USDA Blog Post:
A lethal fungus is killing frogs and other water-dwelling amphibians all over the world, but a team of international scientists led by U.S. Forest Service scientist Deanna Olson is working to understand why.
Olson, who works at the agency’s Pacific Northwest Research Station, and her colleagues have the daunting task of tracking the disease, known as the amphibian chytrid fungus. Unlike the clearly visible white-nose syndrome killing bats in the U.S., the frog fungus cannot be seen except with a microscope. That makes scientists’ jobs that much more difficult.
Since the discovery of the malady is so recent, scientists still don’t understand a great deal about the fungus except that it affects the skin and ultimately leads to cardiac arrest in amphibians.
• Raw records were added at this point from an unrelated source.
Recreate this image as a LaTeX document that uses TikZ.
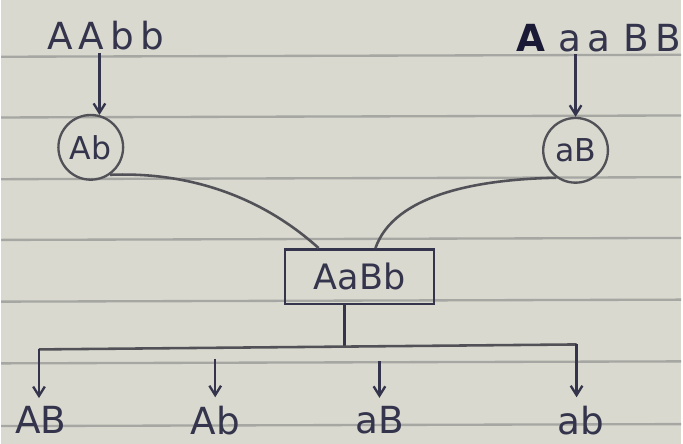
\documentclass[tikz,border=0pt]{standalone}
\usepackage{fontspec}
\setmainfont{DejaVu Sans}
\usetikzlibrary{arrows.meta, positioning, calc}
\definecolor{paper}{HTML}{D9D9D0}
\definecolor{rule}{HTML}{A6A6A3}
\definecolor{ink}{HTML}{34344C}
\definecolor{pencil}{HTML}{515157}
\definecolor{blot}{HTML}{1A1A36}
\tikzset{
  hand/.style={font=\fontsize{32}{38}\selectfont, text=ink, inner sep=2pt},
  gamete/.style={circle, draw=pencil, line width=2pt, hand, font=\fontsize{27}{32}\selectfont, minimum size=1.95cm, inner sep=0pt},
  hybrid/.style={rectangle, draw=ink, line width=2.2pt, hand, font=\fontsize{30}{36}\selectfont, minimum width=4.5cm, minimum height=1.65cm},
  arr/.style={-{Straight Barb[length=8pt,width=10pt]}, line width=2pt, draw=ink},
  link/.style={line width=2.2pt, draw=pencil},
}
\begin{document}
\begin{tikzpicture}[x=0.03cm, y=-0.03cm]
  \fill[paper] (0,0) rectangle (683,446);
  \foreach \y in {57,118,180,241,303,365,428}
    \draw[rule, line width=2pt] (0,\y) -- (683,\y-2);
  % parents
  \node[hand] (p1) at (105,36) {A\,A\,b\,b};
  \node[hand] (p2) at (600,38) {\textcolor{blot}{\bfseries A}\hspace{0.35em}a\,a\hspace{0.35em}B\,B};
  % gametes
  \node[gamete] (g1) at (90,148) {Ab};
  \node[gamete] (g2) at (577,151) {aB};
  \draw[arr] (p1.south -| g1.75) -- (g1.75);
  \draw[arr] (p2.south -| g2.north) -- (g2.north);
  % F1
  \node[hybrid] (f1) at (360,278) {AaBb};
  \draw[link] (g1.-55) .. controls (200,172) and (270,205) .. (f1.145);
  \draw[link] (g2.-125) .. controls (480,180) and (395,195) .. (f1.61);
  % F2 gametes
  \coordinate (split) at (345,349);
  \coordinate (bl) at (38,351);
  \coordinate (br) at (578,346);
  \draw[link, draw=ink] (f1.south -| split) -- (split);
  \draw[link] (bl) -- (br);
  \foreach \n/\x/\t in {o1/40/AB, o2/215/Ab, o3/380/aB, o4/582/ab}
    \node[hand] (\n) at (\x,422) {\t};
  \draw[arr, shorten >=5pt] (bl) -- (bl |- o1.north);
  \draw[arr, shorten <=8pt, shorten >=5pt] (o2 |- bl) -- (o2.north);
  \draw[arr, shorten <=10pt, shorten >=5pt] (o3 |- bl) -- (o3.north);
  \draw[arr, shorten >=5pt] (br) -- (br |- o4.north);
\end{tikzpicture}
\end{document}
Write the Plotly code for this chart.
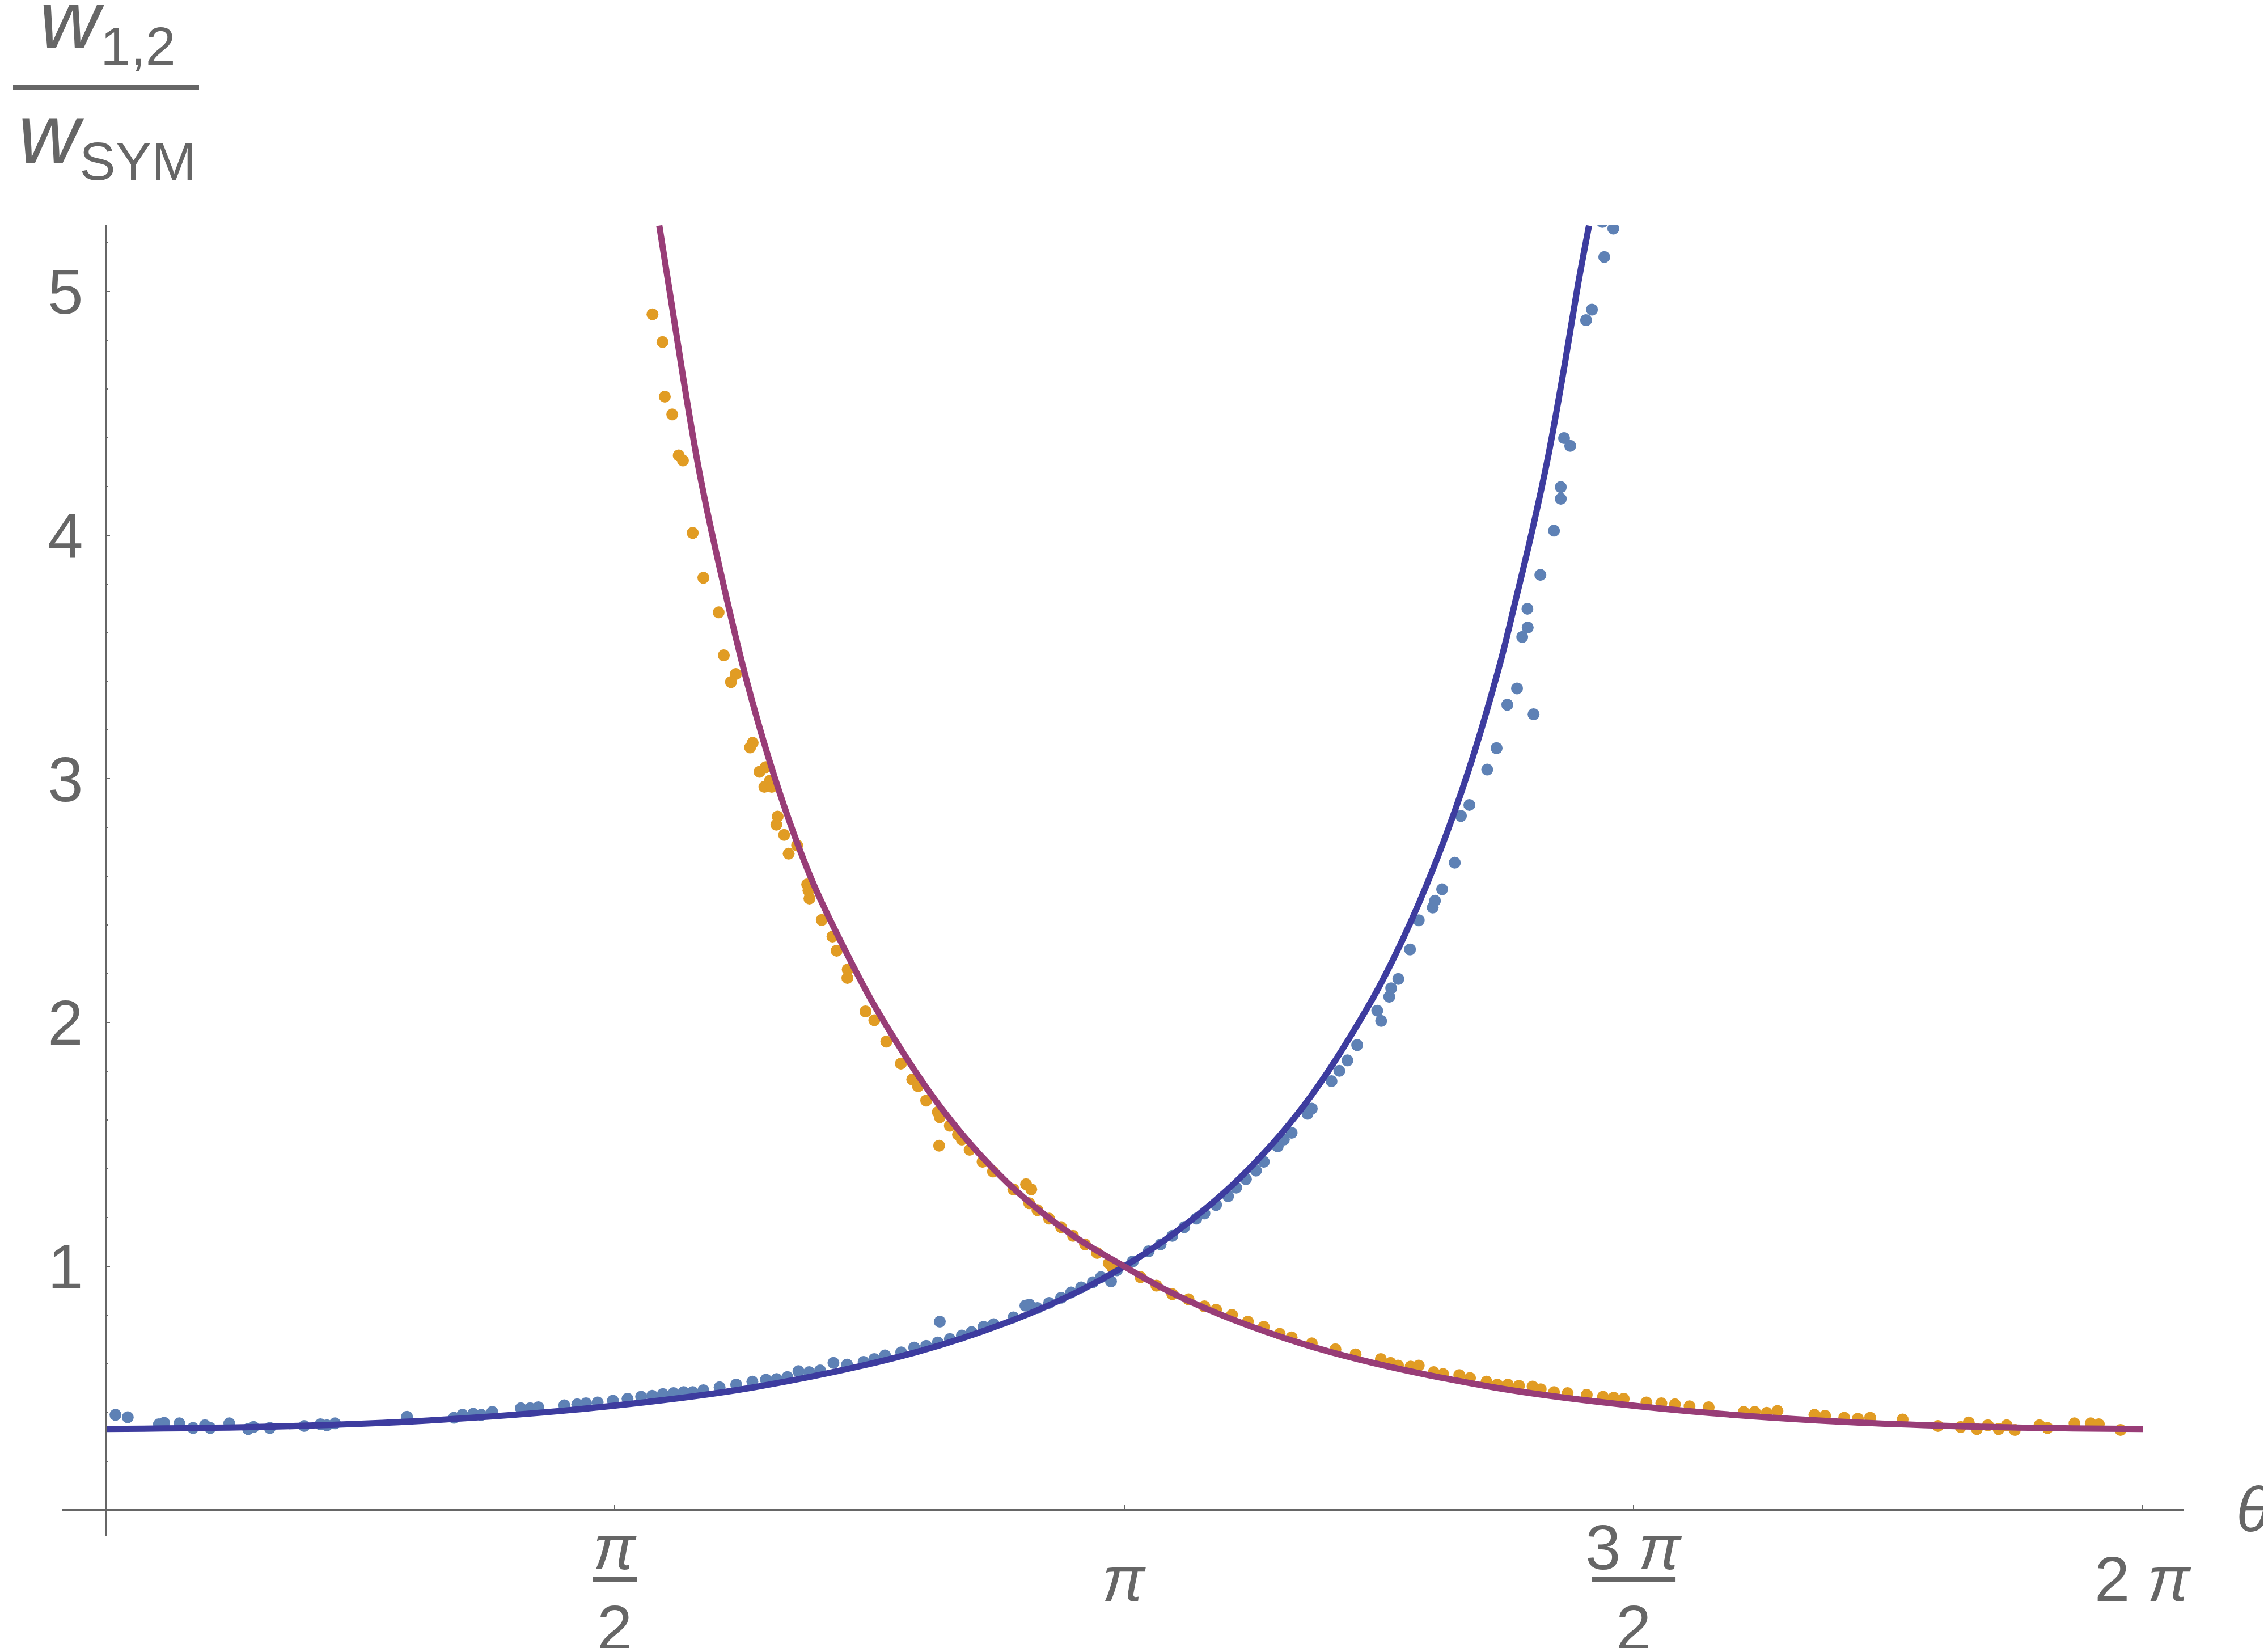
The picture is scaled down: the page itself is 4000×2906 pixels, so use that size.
import math
import plotly.graph_objects as go

PI = math.pi

# ---------------- data ----------------
# measured points, w1/wSYM (blue)
blue_theta = [0.031, 0.069, 0.165, 0.181, 0.228, 0.270, 0.307, 0.323, 0.382, 0.440, 0.457, 0.507,
              0.613, 0.663, 0.683, 0.708, 0.930, 1.075, 1.101, 1.134, 1.159, 1.193, 1.281, 1.310,
              1.335, 1.415, 1.455, 1.482, 1.518, 1.565, 1.610, 1.652, 1.686, 1.719, 1.752, 1.783,
              1.811, 1.844, 1.894, 1.945, 1.995, 2.037, 2.070, 2.103, 2.137, 2.170, 2.204, 2.245,
              2.287, 2.338, 2.371, 2.404, 2.454, 2.494, 2.531, 2.567, 2.573, 2.604, 2.641, 2.671,
              2.708, 2.739, 2.800, 2.837, 2.849, 2.874, 2.910, 2.947, 2.978, 3.009, 3.045, 3.070,
              3.101, 3.119, 3.168, 3.217, 3.254, 3.290, 3.327, 3.364, 3.389, 3.425, 3.462, 3.487,
              3.517, 3.548, 3.572, 3.615, 3.634, 3.658, 3.707, 3.720, 3.781, 3.805, 3.830, 3.860,
              3.922, 3.934, 3.959, 3.965, 3.987, 4.023, 4.050, 4.093, 4.100, 4.122, 4.161, 4.180,
              4.206, 4.261, 4.290, 4.323, 4.353, 4.404, 4.369, 4.386, 4.385, 4.425, 4.467, 4.488,
              4.488, 4.498, 4.517, 4.566, 4.584, 4.622, 4.650, 4.616]
blue_val = [0.391, 0.381, 0.352, 0.358, 0.356, 0.337, 0.348, 0.337, 0.356, 0.333, 0.341, 0.337,
            0.345, 0.352, 0.348, 0.356, 0.383, 0.379, 0.391, 0.395, 0.391, 0.403, 0.418, 0.418,
            0.422, 0.430, 0.434, 0.438, 0.442, 0.449, 0.457, 0.465, 0.469, 0.476, 0.480, 0.484,
            0.484, 0.492, 0.504, 0.515, 0.527, 0.535, 0.538, 0.546, 0.570, 0.566, 0.573, 0.604,
            0.597, 0.608, 0.620, 0.635, 0.647, 0.667, 0.674, 0.688, 0.773, 0.702, 0.716, 0.730,
            0.752, 0.763, 0.791, 0.839, 0.843, 0.829, 0.850, 0.871, 0.893, 0.914, 0.935, 0.956,
            0.938, 0.984, 1.020, 1.062, 1.090, 1.125, 1.161, 1.196, 1.217, 1.252, 1.288, 1.323,
            1.358, 1.393, 1.429, 1.492, 1.520, 1.548, 1.626, 1.647, 1.760, 1.802, 1.845, 1.908,
            2.049, 2.007, 2.106, 2.141, 2.179, 2.300, 2.420, 2.472, 2.500, 2.547, 2.656, 2.848,
            2.893, 3.038, 3.126, 3.304, 3.371, 3.265, 3.582, 3.621, 3.698, 3.837, 4.018, 4.149,
            4.197, 4.398, 4.366, 4.882, 4.925, 5.141, 5.258, 5.285]

# measured points, w2/wSYM (orange)
orange_theta = [1.687, 1.718, 1.725, 1.748, 1.768, 1.781, 1.811, 1.844, 1.891, 1.907, 1.944, 1.929,
                1.996, 1.988, 2.036, 2.017, 2.049, 2.032, 2.055, 2.073, 2.069, 2.093, 2.107, 2.133,
                2.164, 2.168, 2.171, 2.209, 2.242, 2.255, 2.289, 2.288, 2.344, 2.371, 2.408, 2.453,
                2.488, 2.506, 2.531, 2.567, 2.573, 2.604, 2.629, 2.641, 2.665, 2.571, 2.705, 2.737,
                2.800, 2.839, 2.855, 2.849, 2.874, 2.910, 2.947, 2.984, 3.021, 3.058, 3.094, 3.107,
                3.192, 3.241, 3.290, 3.340, 3.389, 3.425, 3.474, 3.523, 3.572, 3.621, 3.658, 3.720,
                3.793, 3.855, 3.933, 3.963, 3.986, 4.025, 4.050, 4.096, 4.125, 4.175, 4.208, 4.259,
                4.292, 4.325, 4.359, 4.401, 4.426, 4.467, 4.509, 4.568, 4.618, 4.651, 4.682, 4.752,
                4.798, 4.840, 4.885, 4.944, 5.052, 5.086, 5.123, 5.156, 5.270, 5.303, 5.362, 5.404,
                5.442, 5.542, 5.651, 5.721, 5.746, 5.771, 5.805, 5.838, 5.863, 5.888, 5.964, 5.989,
                6.072, 6.122, 6.147, 6.214]
orange_val = [4.906, 4.792, 4.568, 4.495, 4.327, 4.306, 4.009, 3.825, 3.683, 3.507, 3.430, 3.397,
              3.148, 3.129, 3.048, 3.029, 2.992, 2.967, 2.967, 2.845, 2.812, 2.770, 2.693, 2.727,
              2.567, 2.542, 2.509, 2.421, 2.353, 2.295, 2.218, 2.183, 2.046, 2.010, 1.922, 1.832,
              1.767, 1.739, 1.680, 1.633, 1.612, 1.577, 1.541, 1.520, 1.478, 1.495, 1.429, 1.389,
              1.316, 1.337, 1.316, 1.259, 1.231, 1.196, 1.161, 1.125, 1.090, 1.055, 1.013, 0.991,
              0.956, 0.921, 0.886, 0.865, 0.836, 0.822, 0.801, 0.773, 0.752, 0.723, 0.709, 0.684,
              0.660, 0.639, 0.620, 0.604, 0.593, 0.589, 0.593, 0.566, 0.558, 0.554, 0.542, 0.527,
              0.515, 0.515, 0.510, 0.507, 0.496, 0.484, 0.480, 0.473, 0.465, 0.461, 0.457, 0.442,
              0.438, 0.434, 0.426, 0.422, 0.403, 0.403, 0.399, 0.407, 0.391, 0.387, 0.379, 0.375,
              0.379, 0.372, 0.345, 0.341, 0.360, 0.333, 0.348, 0.333, 0.348, 0.329, 0.348, 0.337,
              0.356, 0.356, 0.352, 0.329]

# theory curves
blue_curve_theta = [0.0, 0.5, 1.0, 1.5, 2.0, 2.5, 2.8, 3.0, 3.1416, 3.3, 3.5, 3.7, 3.9, 4.0,
                    4.1, 4.2, 4.3, 4.35, 4.4, 4.45, 4.5, 4.54, 4.575]
blue_curve_val = [0.333, 0.342, 0.368, 0.419, 0.504, 0.648, 0.780, 0.897, 1.0, 1.14, 1.365, 1.667,
                  2.08, 2.34, 2.65, 3.02, 3.47, 3.74, 4.02, 4.33, 4.70, 5.02, 5.27]
purple_curve_theta = [1.708, 1.74, 1.78, 1.83, 1.88, 1.98, 2.08, 2.18, 2.28, 2.38, 2.58, 2.78,
                      2.98, 3.1416, 3.28, 3.48, 3.78, 4.28, 4.78, 5.28, 5.78, 6.283]
purple_curve_val = [5.27, 5.00, 4.66, 4.27, 3.95, 3.39, 2.94, 2.58, 2.30, 2.05, 1.645, 1.345,
                    1.13, 1.0, 0.897, 0.780, 0.648, 0.504, 0.419, 0.368, 0.342, 0.333]

y_tick_vals = [1, 2, 3, 4, 5]
y_tick_text = ["1", "2", "3", "4", "5"]
x_tick_vals = [PI / 2, PI, 3 * PI / 2, 2 * PI]
x_single_labels = [(PI, "<i>π</i>"), (2 * PI, "2 <i>π</i>")]
x_frac_labels = [(PI / 2, "<i>π</i>", "2", 78), (3 * PI / 2, "3 <i>π</i>", "2", 148)]

# ---------------- styling / geometry ----------------
W, H = 4000, 2906
ML, MR, MT, MB = 102, 156, 388, 206
PW, PH = W - ML - MR, H - MT - MB
X_RANGE = [-0.1327, 6.41]
Y_RANGE = [-0.105, 5.274]
GRAY = "#666666"
FONT = "Liberation Sans, Arial, sans-serif"
FS = 112


def px(x):
    return (x - ML) / PW


def py(y):
    return (H - MB - y) / PH


fig = go.Figure()
fig.add_trace(go.Scatter(x=blue_theta, y=blue_val, mode="markers",
                         marker=dict(size=21, color="#5E81B5", line=dict(width=0)),
                         showlegend=False, hoverinfo="skip"))
fig.add_trace(go.Scatter(x=orange_theta, y=orange_val, mode="markers",
                         marker=dict(size=21, color="#E19C24", line=dict(width=0)),
                         showlegend=False, hoverinfo="skip"))
fig.add_trace(go.Scatter(x=blue_curve_theta, y=blue_curve_val, mode="lines",
                         line=dict(color="#3D3C9F", width=11, shape="spline", smoothing=1.0),
                         showlegend=False, hoverinfo="skip"))
fig.add_trace(go.Scatter(x=purple_curve_theta, y=purple_curve_val, mode="lines",
                         line=dict(color="#983D77", width=11, shape="spline", smoothing=1.0),
                         showlegend=False, hoverinfo="skip"))

x_pos = (0 - Y_RANGE[0]) / (Y_RANGE[1] - Y_RANGE[0])
y_pos = (0 - X_RANGE[0]) / (X_RANGE[1] - X_RANGE[0])

annotations = []
shapes = []
# x tick labels
for val, txt in x_single_labels:
    annotations.append(dict(x=val, xref="x", y=py(2776), yref="paper", text=txt,
                            showarrow=False, xanchor="center", yanchor="middle",
                            font=dict(family=FONT, size=FS, color=GRAY)))
for val, num, den, bw in x_frac_labels:
    annotations.append(dict(x=val, xref="x", y=py(2721), yref="paper", text=num,
                            showarrow=False, xanchor="center", yanchor="middle",
                            font=dict(family=FONT, size=FS, color=GRAY)))
    annotations.append(dict(x=val, xref="x", y=py(2862), yref="paper", text=den,
                            showarrow=False, xanchor="center", yanchor="middle",
                            font=dict(family=FONT, size=FS, color=GRAY)))
    shapes.append(dict(type="line", xref="x", xsizemode="pixel", xanchor=val,
                       x0=-bw / 2, x1=bw / 2, yref="paper", y0=py(2777), y1=py(2777),
                       line=dict(color=GRAY, width=8)))
# theta axis label
annotations.append(dict(x=px(3934), xref="paper", y=py(2653), yref="paper",
                        text="<i>θ</i>", showarrow=False, xanchor="left", yanchor="middle",
                        font=dict(family=FONT, size=FS, color=GRAY)))
# vertical axis label (fraction)
annotations.append(dict(x=px(181), xref="paper", y=py(34), yref="paper",
                        text="<i><span style='font-size:150px'>w</span></i><sub>1,2</sub>",
                        showarrow=False, xanchor="center", yanchor="middle",
                        font=dict(family=FONT, size=136, color=GRAY)))
annotations.append(dict(x=px(181), xref="paper", y=py(236), yref="paper",
                        text="<i><span style='font-size:150px'>w</span></i><sub>SYM</sub>",
                        showarrow=False, xanchor="center", yanchor="middle",
                        font=dict(family=FONT, size=136, color=GRAY)))
shapes.append(dict(type="line", xref="paper", yref="paper", x0=px(15), x1=px(343),
                   y0=py(146), y1=py(146), line=dict(color=GRAY, width=8)))

fig.update_layout(
    width=W, height=H,
    margin=dict(l=ML, r=MR, t=MT, b=MB, pad=0),
    paper_bgcolor="white", plot_bgcolor="white",
    annotations=annotations, shapes=shapes,
    xaxis=dict(range=X_RANGE, anchor="free", position=x_pos, showgrid=False, zeroline=False,
               showline=True, linecolor=GRAY, linewidth=4,
               tickmode="array", tickvals=x_tick_vals, showticklabels=False,
               ticks="inside", ticklen=8, tickwidth=2, tickcolor=GRAY),
    yaxis=dict(range=Y_RANGE, anchor="free", position=y_pos, showgrid=False, zeroline=False,
               showline=True, linecolor=GRAY, linewidth=3,
               tickmode="array", tickvals=y_tick_vals, ticktext=y_tick_text,
               ticks="inside", ticklen=6, tickwidth=2, tickcolor=GRAY,
               ticklabelstandoff=16,
               tickfont=dict(family=FONT, size=FS, color=GRAY),
               minor=dict(tickmode="linear", tick0=0, dtick=0.2, ticks="inside",
                          ticklen=3, tickwidth=2, tickcolor=GRAY)),
)

fig.write_html("out.html")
Scientists fear the fungus could mean the possible extinction of entire frog species and other amphibians. These creatures are an integral part of the world’s ecosystem providing a bridge between dry land and water. They are the proverbial canary in the coal mine for the health of aquatic systems worldwide.
With this in mind, scientists have assembled an online international database with more than 36,000 records of amphibians that were sampled at more than 4,000 sites.
Olson is hopeful that this international mapping network of scientists will see success in understanding this disease. The project, called Bd-Maps, got under way in 2008.
“This is allowing us to track what we know about this disease, which has been implicated in mass mortality events as well as some extinction at the global scale,” Olson said.
Plotting data geographically on both a global and country scale allows the team to see where the fungus is and is not present, and where it has or has not been tested in the animals. Anyone can upload their data to the site, and Olson’s team updates it annually to make sure it reflects the latest findings in the field.
Sampling sites are marked with pins that are color-coded to indicate whether the amphibians tested turned out to be positive or negative for the disease. This allows scientists and wildlife managers to get a quick understanding of how their area’s amphibians fare as a whole.
“In some places chytrid fungus is a huge problem, but in other places it doesn’t appear to be such a problem,” Olson said. “For example, in the U.S. there has only been a handful of mortality events. But places like Central America and Australia are experiencing a lot of mass mortality and even extinctions.”